Com relação ao conteúdo da Lei n.º 13.964/2019, que entrou em vigor em janeiro de 2020, as aulas e materiais passaram a ser atualizados no mês de fevereiro de 2020. A Anhanguera ressalta ainda que a gravação dos materiais tem o prazo de dois meses para serem produzidos, no entanto, tal período coincidiu com a finalização do curso da estudante. Por esta razão, a discente não teve acesso às novas aulas. No entanto, ainda que concluída a pós-graduação, foi oferecida à estudante a oportunidade de ter acesso às aulas com o conteúdo atualizado. A instituição reforça que os materiais citados estão atualizados.

A Anhanguera reitera que não mede esforços para manter a excelência e atualidade de seus conteúdos educacionais, pautados por um corpo docente qualificado e especializado, priorizando o Ensino de Qualidade."
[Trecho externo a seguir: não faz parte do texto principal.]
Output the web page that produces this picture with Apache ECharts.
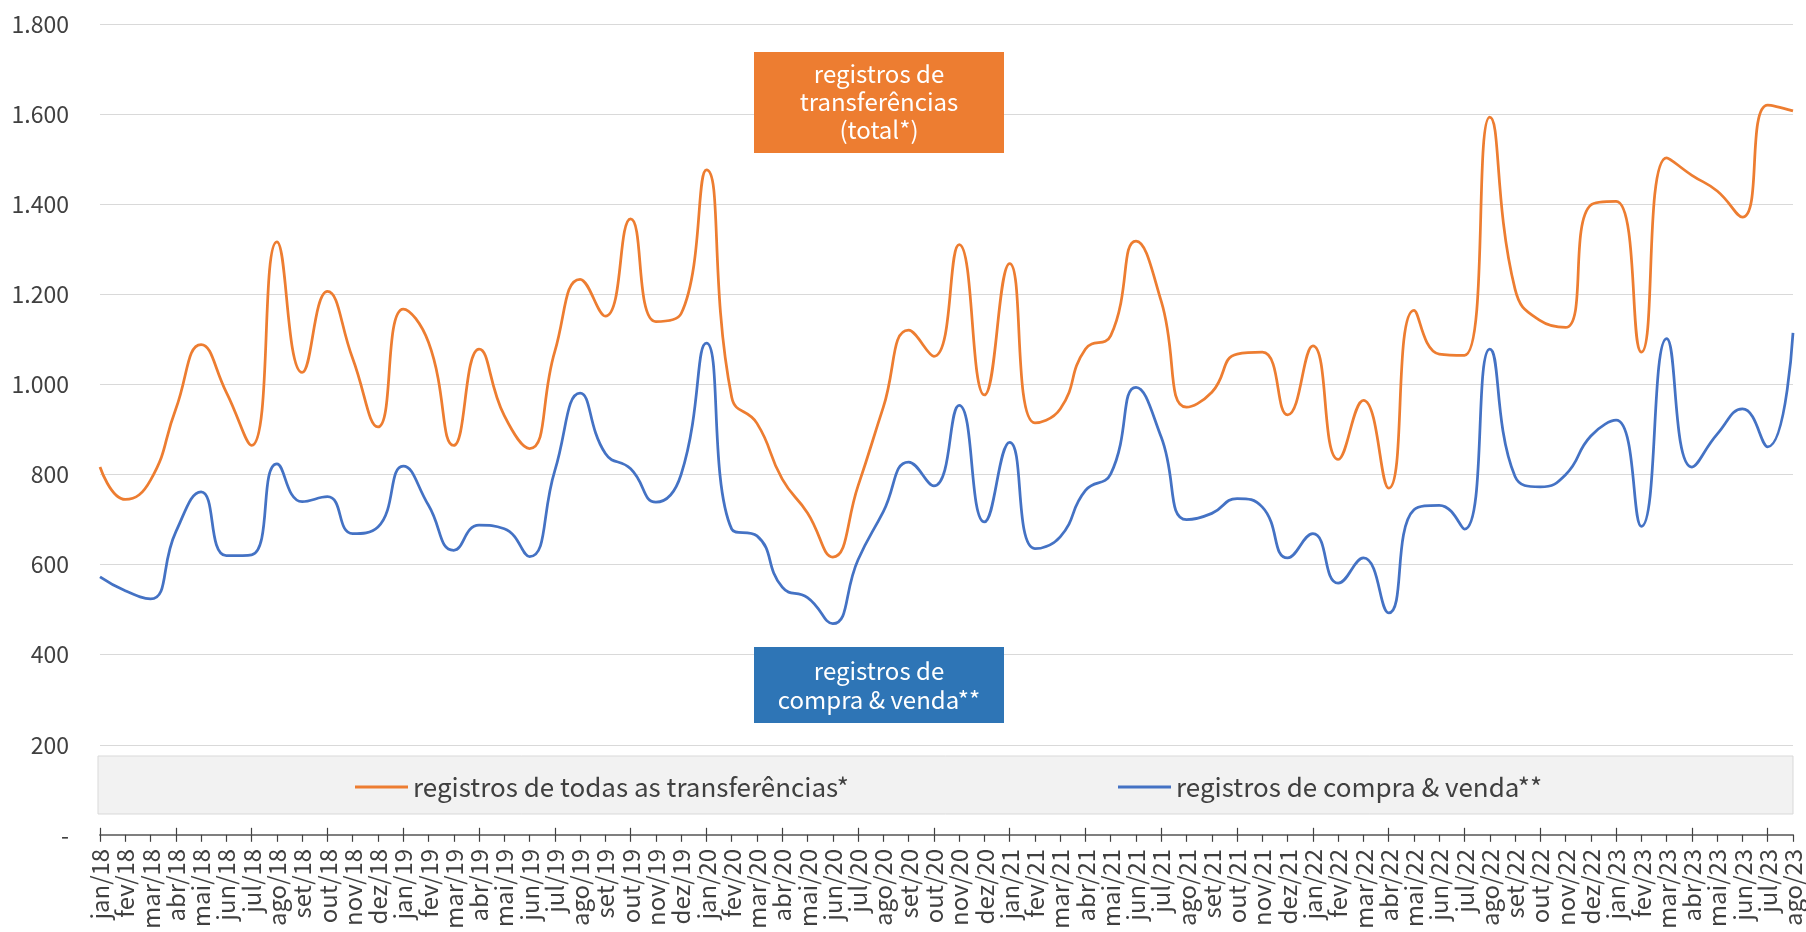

Quais são os impactos da decisão para o ensino?

 
Para Alfredo Freitas, diretor de educação e tecnologia da Ambra University, essa decisão da Justiça impacta na maneira como outras faculdades devem cuidar da qualidade dos cursos ofertados. “À instituição, fica o recado de avaliar bem, em cada oferta de cada disciplina, o conteúdo”, diz.

Sobre a necessidade de atualizar os conteúdos, Alfredo defende que alguns cursos necessitam de atualização com mais frequência. “No caso de direito, realmente fica mais frequente ainda porque eu posso estar no meio de uma disciplina e o conteúdo ser atualizado, por exemplo”, explica o profissional.

Segundo ele, a iniciativa particular tem crescido em qualidade e quantidade na oferta de cursos de pós-graduação, mas enfrenta tentações que podem comprometer os cursos. Um desses fatores é a redução de custos, que pode diminuir a carga horária do professor e afetar no acompanhamento do aluno.

Alfreto Freitas elenca perguntas para se fazer na hora de escolher a faculdade ideal
Alfreto Freitas elenca perguntas para se fazer na hora de escolher a faculdade ideal (foto: Arquivo pessoal)

Na hora de escolher a instituição de ensino, Alfredo aconselha os estudantes a fazerem quatro perguntas. São elas:

  1. Quem são os professores?
  2. Esses professores me conhecerão pelo meu nome (dar feedback e orientação individual)?
  3. Eu terei a oportunidade de tirar dúvidas ao vivo com esses professores constantemente ao longo do curso?
  4. Como é o processo de ensino-aprendizagem?